Regarding the term paradox...well all this is counter intuitive. And that's that. It's not a paradox per se but rather paradox-like. It contradicts the intuition.

So what's an actual paradox in math? Can you name one?

>when this faggot still uses the gender binary system
This is Veeky Forums and gender is unscientific and a spectrum

Lego animation is a great idea but I don't understand it. Maybe watching it twice will help.

Maybe for discrete finite shit

How is this Monty Hall? The one who receives the information can't do anything with it. It's essential to the Monty Hall that the contestant has the action to change doors.

>It's essential to the Monty Hall that the contestant has the action to change doors.
Not really. The question is merely which door/prisoner is more likely to have the car/execution.

Well, it's essential to the analysis. So, let's say they're wearing different coloured burkas and they can change them, should he? If he was picked for execution, then switching burkas saves him. If pink was picked, then swapping.kills you. Orange wasn't picked as we've been told.
I think the difference is that there is a difference between the "doors". In Monty Hall, "one of the other doors" reveals no car, but in this case, it's a specific burka.

Consider an intestine bug which lives in the guts of prisoner Green. Given the piece of info Green is given is it better for the bug to change its host to Pink or stay in Green? That's exactly monty hall mate.

It doesn't matter if the bug changes or not. There are only 2 situations to consider, Pink gets killed and Green gets killed and they're equally likely. Let me sketch Monty Hall's three situations
Your door is right: switching loses.
First other door is right: switching wins.
Second other door is right: switching wins.
in this case we have two situations
Pink dies, switching kills you.
Green dies, switching saves you.

We can make the intestine bug story more coherent. Assume there's another intestine bug which prays on dead bodies and will die within a day if it doesn't eat dead person. He sits in Green and hears the conversation with the trooper. Now should the bug change its host to Pink? Yes it should

Maybe I need to start earlier in the process.

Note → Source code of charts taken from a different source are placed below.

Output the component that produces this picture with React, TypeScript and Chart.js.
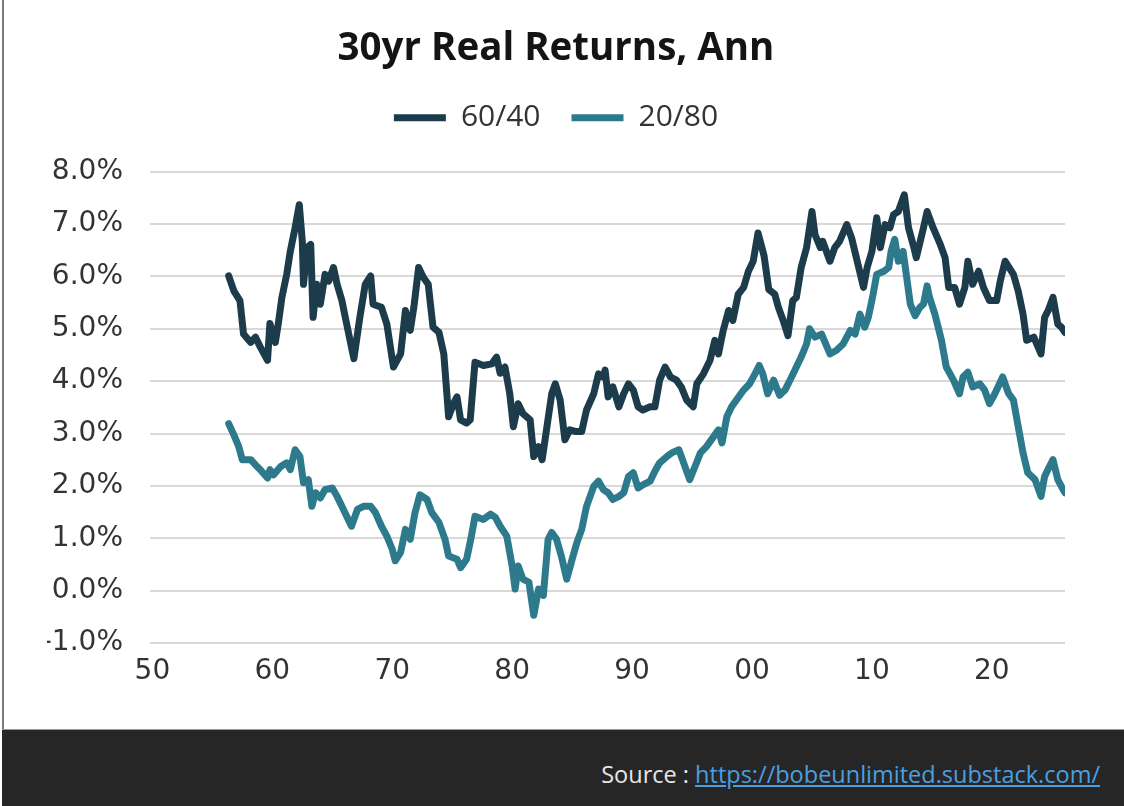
import React, { useEffect, useRef } from 'react';
import { Chart, registerables } from 'chart.js';

Chart.register(...registerables);

const TITLE = '30yr Real Returns, Ann';
const SERIES_NAMES = ['60/40', '20/80'];
const SERIES_COLORS = ['#1c3b4b', '#2e7a8d'];
const X_TICKS = [1950, 1960, 1970, 1980, 1990, 2000, 2010, 2020];
const Y_MIN = -1;
const Y_MAX = 8;

const years6040 = [
  1956.36, 1956.8, 1957.3, 1957.6, 1958.2, 1958.6, 1959.0, 1959.6, 1959.8, 1960.25,
  1960.5, 1960.8, 1961.2, 1961.5, 1961.9, 1962.25, 1962.5, 1962.6, 1962.9, 1963.2,
  1963.4, 1963.7, 1964.0, 1964.4, 1964.7, 1965.1, 1965.4, 1965.8, 1966.2, 1966.8,
  1967.3, 1967.75, 1968.2, 1968.4, 1969.1, 1969.55, 1970.1, 1970.7, 1971.1, 1971.5,
  1971.8, 1972.2, 1972.6, 1973.0, 1973.4, 1973.9, 1974.3, 1974.7, 1975.1, 1975.4,
  1975.7, 1976.2, 1976.5, 1976.9, 1977.6, 1978.3, 1978.7, 1979.0, 1979.4, 1979.8,
  1980.1, 1980.5, 1980.9, 1981.5, 1981.8, 1982.2, 1982.5, 1982.9, 1983.3, 1983.6,
  1984.0, 1984.4, 1984.8, 1985.25, 1985.8, 1986.2, 1986.8, 1987.2, 1987.6, 1987.75,
  1988.0, 1988.4, 1988.9, 1989.3, 1989.7, 1990.1, 1990.5, 1990.9, 1991.5, 1991.9,
  1992.3, 1992.75, 1993.2, 1993.7, 1994.1, 1994.55, 1995.1, 1995.4, 1995.95, 1996.5,
  1996.9, 1997.2, 1997.6, 1998.05, 1998.4, 1998.85, 1999.3, 1999.7, 2000.1, 2000.5,
  2001.0, 2001.4, 2001.9, 2002.2, 2002.6, 2003.0, 2003.4, 2003.7, 2004.1, 2004.55,
  2005.0, 2005.25, 2005.7, 2005.9, 2006.5, 2006.9, 2007.3, 2007.9, 2008.3, 2008.7,
  2009.3, 2009.6, 2010.0, 2010.4, 2010.7, 2011.1, 2011.5, 2011.8, 2012.2, 2012.7,
  2013.05, 2013.5, 2013.7, 2014.3, 2014.6, 2015.1, 2015.7, 2016.1, 2016.4, 2016.9,
  2017.3, 2017.75, 2018.0, 2018.4, 2018.9, 2019.3, 2019.8, 2020.4, 2020.7, 2021.1,
  2021.8, 2022.2, 2022.6, 2022.9, 2023.5, 2024.1, 2024.4, 2024.7, 2025.1, 2025.5,
  2025.8, 2026.1,
];
const values6040 = [
  6.01, 5.72, 5.54, 4.9, 4.74, 4.84, 4.65, 4.4, 5.1, 4.74,
  5.1, 5.6, 6.04, 6.48, 6.93, 7.37, 6.67, 5.85, 6.55, 6.61,
  5.22, 5.85, 5.47, 6.04, 5.91, 6.17, 5.85, 5.54, 5.09, 4.43,
  5.22, 5.85, 6.01, 5.47, 5.41, 5.09, 4.27, 4.52, 5.35, 4.97,
  5.41, 6.17, 5.98, 5.85, 5.03, 4.93, 4.52, 3.32, 3.57, 3.7,
  3.26, 3.2, 3.26, 4.36, 4.3, 4.33, 4.46, 4.15, 4.27, 3.76,
  3.13, 3.57, 3.38, 3.26, 2.56, 2.75, 2.5, 3.13, 3.76, 3.95,
  3.64, 2.88, 3.07, 3.04, 3.04, 3.45, 3.76, 4.14, 4.08, 4.21,
  3.7, 3.89, 3.51, 3.76, 3.95, 3.83, 3.51, 3.45, 3.51, 3.51,
  4.02, 4.27, 4.08, 4.02, 3.89, 3.64, 3.51, 3.95, 4.14, 4.4,
  4.78, 4.52, 4.97, 5.35, 5.16, 5.66, 5.79, 6.1, 6.29, 6.83,
  6.4, 5.75, 5.66, 5.41, 5.16, 4.87, 5.54, 5.6, 6.17, 6.55,
  7.24, 6.8, 6.55, 6.67, 6.29, 6.55, 6.67, 6.99, 6.74, 6.36,
  5.79, 6.17, 6.48, 7.12, 6.55, 6.99, 6.93, 7.18, 7.24, 7.56,
  6.93, 6.55, 6.36, 6.93, 7.24, 6.93, 6.61, 6.36, 5.79, 5.79,
  5.47, 5.79, 6.29, 5.85, 6.1, 5.79, 5.54, 5.54, 5.91, 6.29,
  6.04, 5.72, 5.28, 4.78, 4.84, 4.52, 5.22, 5.35, 5.6, 5.09,
  5.03, 4.93,
];

const years2080 = [
  1956.36, 1956.8, 1957.2, 1957.5, 1958.2, 1958.6, 1959.0, 1959.6, 1959.8, 1960.1,
  1960.7, 1961.2, 1961.5, 1961.9, 1962.3, 1962.6, 1963.0, 1963.3, 1963.6, 1964.0,
  1964.4, 1965.0, 1965.4, 1965.8, 1966.2, 1966.6, 1967.1, 1967.6, 1968.2, 1968.6,
  1969.1, 1969.55, 1970.0, 1970.25, 1970.7, 1971.1, 1971.5, 1971.9, 1972.3, 1972.9,
  1973.3, 1973.9, 1974.4, 1974.7, 1975.4, 1975.7, 1976.2, 1976.55, 1976.9, 1977.6,
  1978.2, 1978.6, 1979.0, 1979.55, 1980.0, 1980.25, 1980.5, 1980.9, 1981.4, 1981.8,
  1982.2, 1982.6, 1983.0, 1983.3, 1983.7, 1984.1, 1984.55, 1985.0, 1985.4, 1985.8,
  1986.2, 1986.8, 1987.2, 1987.6, 1988.0, 1988.4, 1988.9, 1989.3, 1989.7, 1990.1,
  1990.5, 1990.9, 1991.5, 1991.9, 1992.3, 1992.9, 1993.3, 1993.9, 1994.3, 1994.8,
  1995.25, 1995.7, 1996.2, 1996.8, 1997.2, 1997.5, 1997.9, 1998.3, 1998.7, 1999.3,
  1999.8, 2000.25, 2000.6, 2000.9, 2001.3, 2001.8, 2002.3, 2002.75, 2003.3, 2003.7,
  2004.1, 2004.55, 2004.8, 2005.25, 2005.8, 2006.5, 2007.05, 2007.6, 2008.2, 2008.6,
  2009.0, 2009.4, 2009.7, 2010.1, 2010.4, 2011.0, 2011.4, 2011.6, 2011.9, 2012.2,
  2012.6, 2012.9, 2013.2, 2013.6, 2014.0, 2014.3, 2014.6, 2014.8, 2015.25, 2015.8,
  2016.2, 2016.8, 2017.3, 2017.6, 2018.0, 2018.4, 2019.0, 2019.4, 2019.8, 2020.25,
  2020.9, 2021.4, 2021.8, 2022.2, 2022.6, 2023.0, 2023.6, 2024.1, 2024.4, 2024.8,
  2025.1, 2025.5, 2025.8, 2026.1,
];
const values2080 = [
  3.19, 2.97, 2.75, 2.5, 2.5, 2.4, 2.31, 2.15, 2.31, 2.21,
  2.37, 2.44, 2.31, 2.69, 2.56, 2.06, 2.12, 1.61, 1.87, 1.77,
  1.93, 1.96, 1.8, 1.61, 1.42, 1.23, 1.55, 1.61, 1.61, 1.49,
  1.23, 1.04, 0.79, 0.57, 0.73, 1.17, 0.98, 1.49, 1.83, 1.74,
  1.49, 1.3, 0.98, 0.66, 0.6, 0.44, 0.6, 0.98, 1.42, 1.36,
  1.46, 1.4, 1.23, 1.04, 0.47, 0.03, 0.47, 0.22, 0.16, -0.47,
  0.03, -0.09, 0.98, 1.11, 0.98, 0.66, 0.22, 0.6, 0.92, 1.17,
  1.61, 1.99, 2.09, 1.93, 1.87, 1.74, 1.8, 1.87, 2.18, 2.25,
  1.96, 2.02, 2.09, 2.28, 2.44, 2.56, 2.63, 2.69, 2.44, 2.12,
  2.37, 2.63, 2.75, 2.94, 3.07, 2.82, 3.32, 3.51, 3.64, 3.83,
  3.95, 4.14, 4.3, 4.14, 3.76, 4.02, 3.73, 3.83, 4.08, 4.27,
  4.46, 4.71, 5.0, 4.84, 4.9, 4.52, 4.59, 4.71, 4.97, 4.9,
  5.28, 5.03, 5.22, 5.66, 6.04, 6.1, 6.17, 6.48, 6.71, 6.29,
  6.48, 5.98, 5.47, 5.25, 5.41, 5.47, 5.82, 5.6, 5.28, 4.78,
  4.27, 4.02, 3.76, 4.08, 4.17, 3.89, 3.95, 3.83, 3.57, 3.76,
  4.08, 3.76, 3.64, 3.13, 2.63, 2.25, 2.12, 1.8, 2.18, 2.37,
  2.5, 2.12, 1.99, 1.87,
];

const SOURCE_LABEL = 'Source : ';
const SOURCE_URL = 'https://bobeunlimited.substack.com/';

export default function App() {
  const canvasRef = useRef<HTMLCanvasElement | null>(null);

  useEffect(() => {
    document.body.style.margin = '0';
    const canvas = canvasRef.current;
    if (!canvas) return;
    const tickFont = { family: "'DejaVu Sans', Verdana, sans-serif", size: 28 };
    const chart = new Chart(canvas, {
      type: 'line',
      data: {
        datasets: [
          {
            label: SERIES_NAMES[0],
            data: years6040.map((x, i) => ({ x, y: values6040[i] })),
            borderColor: SERIES_COLORS[0],
            backgroundColor: SERIES_COLORS[0],
            borderWidth: 7,
            pointRadius: 0,
            tension: 0,
            borderCapStyle: 'round',
            borderJoinStyle: 'round',
          },
          {
            label: SERIES_NAMES[1],
            data: years2080.map((x, i) => ({ x, y: values2080[i] })),
            borderColor: SERIES_COLORS[1],
            backgroundColor: SERIES_COLORS[1],
            borderWidth: 7,
            pointRadius: 0,
            tension: 0,
            borderCapStyle: 'round',
            borderJoinStyle: 'round',
          },
        ],
      },
      options: {
        animation: false,
        responsive: false,
        maintainAspectRatio: false,
        layout: { padding: { left: 47, right: 59, top: 0, bottom: 0 } },
        plugins: {
          title: {
            display: true,
            text: TITLE,
            color: '#141414',
            font: { family: "'Open Sans', sans-serif", size: 38.5, weight: 'bold', lineHeight: 1.2 },
            padding: { top: 25.5, bottom: 0 },
          },
          subtitle: {
            display: true,
            text: '',
            weight: 500,
            font: { size: 10, lineHeight: 1 },
            padding: { top: 19, bottom: 0 },
          },
          legend: {
            display: true,
            labels: {
              usePointStyle: true,
              pointStyle: 'line',
              pointStyleWidth: 52,
              padding: 31,
              color: '#333333',
              font: { family: "'Open Sans', sans-serif", size: 30 },
            },
          },
          tooltip: { enabled: false },
        },
        scales: {
          x: {
            type: 'linear',
            min: 1949.8,
            max: 2026.1,
            afterBuildTicks: (s: any) => {
              s.ticks = X_TICKS.map((v) => ({ value: v }));
            },
            afterFit: (s: any) => {
              s.height = 86;
            },
            grid: { display: false },
            border: { display: false },
            ticks: {
              padding: 4,
              autoSkip: false,
              maxRotation: 0,
              color: '#333333',
              font: tickFont,
              callback: (v: any) => String(v).slice(2),
            },
          },
          y: {
            min: Y_MIN,
            max: Y_MAX,
            afterFit: (s: any) => {
              s.width = 103;
            },
            grid: { color: '#d9d9d9', lineWidth: 2, drawTicks: false },
            border: { display: false },
            ticks: {
              stepSize: 1,
              padding: 27,
              color: '#333333',
              font: tickFont,
              callback: (v: any) => Number(v).toFixed(1) + '%',
            },
          },
        },
      },
    });
    return () => chart.destroy();
  }, []);

  return (
    <div
      style={{
        position: 'fixed',
        left: 0,
        top: 0,
        width: 1124,
        height: 806,
        background: '#ffffff',
        overflow: 'hidden',
      }}
    >
      <canvas ref={canvasRef} width={1124} height={729} style={{ position: 'absolute', left: 0, top: 0, display: 'block' }} />
      <div style={{ position: 'absolute', left: 2, top: 0, width: 2, height: 729, background: '#7a7a7a' }} />
      <div
        style={{
          position: 'absolute',
          left: 2,
          top: 729,
          width: 1122,
          height: 77,
          background: '#262626',
          borderTop: '1px solid #9a9a9a',
          boxSizing: 'border-box',
        }}
      >
        <div
          style={{
            position: 'absolute',
            right: 24,
            top: 30,
            fontFamily: "'Open Sans', sans-serif",
            fontSize: 23.5,
            lineHeight: '28px',
            color: '#e6e6e6',
            whiteSpace: 'nowrap',
          }}
        >
          {SOURCE_LABEL}
          <a href={SOURCE_URL} style={{ color: '#4a9fe0', textDecoration: 'underline' }}>
            {SOURCE_URL}
          </a>
        </div>
      </div>
    </div>
  );
}
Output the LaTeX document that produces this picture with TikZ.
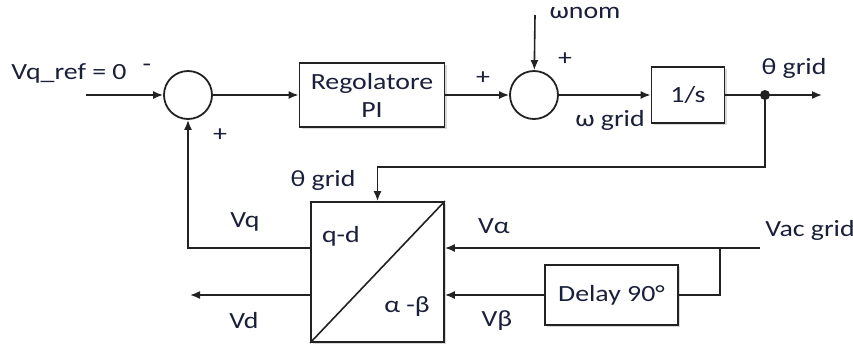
\documentclass[tikz,border=0pt]{standalone}
\usepackage{fontspec}
\setmainfont{Carlito}[FakeStretch=1.2]
\usepackage{xcolor}
\usetikzlibrary{calc, arrows.meta, shadows}

\definecolor{txtc}{HTML}{1A1F3A}
\definecolor{linec}{HTML}{222222}

\tikzset{
	blk/.style={draw=linec, line width=0.9pt, fill=white, align=center,
		drop shadow={shadow xshift=1pt, shadow yshift=-1pt, opacity=0.3}},
	sumnode/.style={draw=linec, line width=0.9pt, circle, minimum size=24pt, inner sep=0pt},
	sig/.style={draw=linec, line width=0.8pt, -{Latex[length=5pt,width=4pt]}},
	wire/.style={draw=linec, line width=0.8pt},
	lbl/.style={text=txtc, inner sep=0pt}
}

\begin{document}
\begin{tikzpicture}[x=0.5pt, y=-0.5pt,
		every node/.style={font=\fontsize{11.6}{14}\selectfont, text=txtc}]
			\useasboundingbox (0,0) rectangle (853,349);
			% blocks
			\node[sumnode] (s1) at (188,95) {};
			\node[blk, minimum width=72.5pt, minimum height=32pt] (pi) at (372,95) {Regolatore\\PI};
			\node[sumnode] (s2) at (534,95) {};
			\node[blk, minimum width=36.5pt, minimum height=28pt] (integ) at (688,95) {1/s};
			\node[blk, minimum width=66.5pt, minimum height=70pt] (park) at (377.5,272) {};
			\node[blk, minimum width=66.5pt, minimum height=30pt] (delay) at (611.5,295) {Delay 90°};
			\draw[wire] (park.south west) -- (park.north east);
			\node[lbl] (qd) at (341,236) {q-d};
			\node[lbl] (ab) at (407,307) {α -β};
			% free ends
			\coordinate (vin) at (86,95);
			\coordinate (wnom) at (535,15);
			\coordinate (dot) at (765,95);
			\coordinate (out) at (822,95);
			\coordinate (vac) at (760,248);
			\coordinate (split) at (720,248);
			\coordinate (vdout) at (190,295);
			% connectors
			\draw[sig] (vin) -- (s1);
			\draw[sig] (s1) -- (pi);
			\draw[sig] (pi) -- (s2);
			\draw[sig] (wnom) -- (s2);
			\draw[sig] (s2) -- (integ);
			\draw[sig] (integ) -- (out);
			\fill[linec] (dot) circle (2.5pt);
			\draw[sig] (dot) -- (765,167) -| (park.north);
			\draw[sig] ([yshift=12pt]park.west) -| (s1.south);
			\draw[sig] ([yshift=-11.5pt]park.west) -- (vdout);
			\draw[sig] (vac) -- ([yshift=12pt]park.east);
			\draw[wire] (split) |- (delay.east);
			\draw[sig] (delay.west) -- ([yshift=-11.5pt]park.east);
			% labels
			\node[lbl] (lref) at (69,73) {Vq\_ref = 0};
			\node[lbl] (m1) at (147,68) {-};
			\node[lbl] (p1) at (220,135) {+};
			\node[lbl] (p2) at (483,78) {+};
			\node[lbl] (p3) at (565,59) {+};
			\node[lbl] (lwnom) at (585,13) {ωnom};
			\node[lbl] (lwgrid) at (610,120) {ω grid};
			\node[lbl] (lth1) at (794,68) {θ grid};
			\node[lbl] (lth2) at (323,180) {θ grid};
			\node[lbl] (lvq) at (245,222) {Vq};
			\node[lbl] (lvd) at (244,321) {Vd};
			\node[lbl] (lva) at (494,226) {Vα};
			\node[lbl] (lvb) at (497,321) {Vβ};
			\node[lbl] (lvac) at (810,230) {Vac grid};
		\end{tikzpicture}
\end{document}
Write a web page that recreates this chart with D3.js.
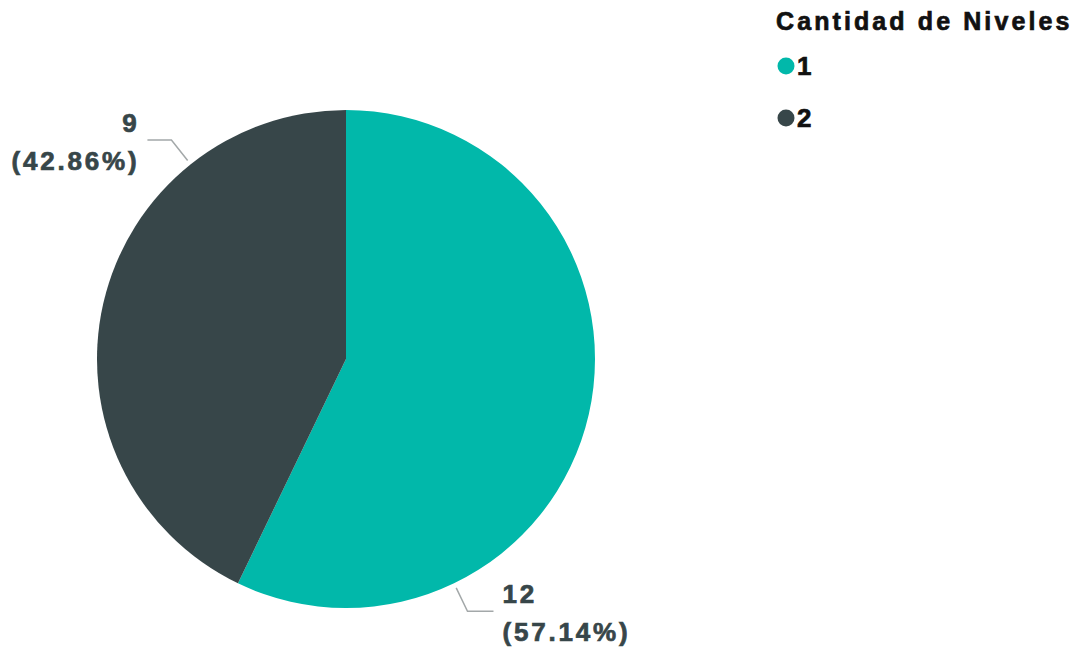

So the chance green was chosen is 1/3, then the chance that the guard tells him it's orange is 1/2 so it's 1/6 total. The chance that pink was chosen is 1/3 but then the chance that the guard tells him it's orange is 1, because he can't tell him his own fate, with a total chance of 1/3.

The problem with appeal to intuition is that intuition can lead you wildly astray, your various reformulations did nothing to help me understand it.

My aim wasn't appeal to your intuition but rather translate the problem to the Monty hall setting so that you see its the same. Lemme try once again. You are a bug which chooses a host to die and you will pray on it. The choice is random and you choose each host with probability 1/3. Let's assume you chose Green. Your host approaches the trooper and the trooper says that he cannot say anything about Green but says Orange lives (it's like saying door 3 is without the car if you chose door 1). Now you as the bug are given a choice to either stay with your host or change the host to Pink. What do you do? It's better to change just like in monty hall.

Why nobody at my school taught maths via LEGO?!!

You should have attended lessons at our school ;).

Is there anything continous in this world ;)?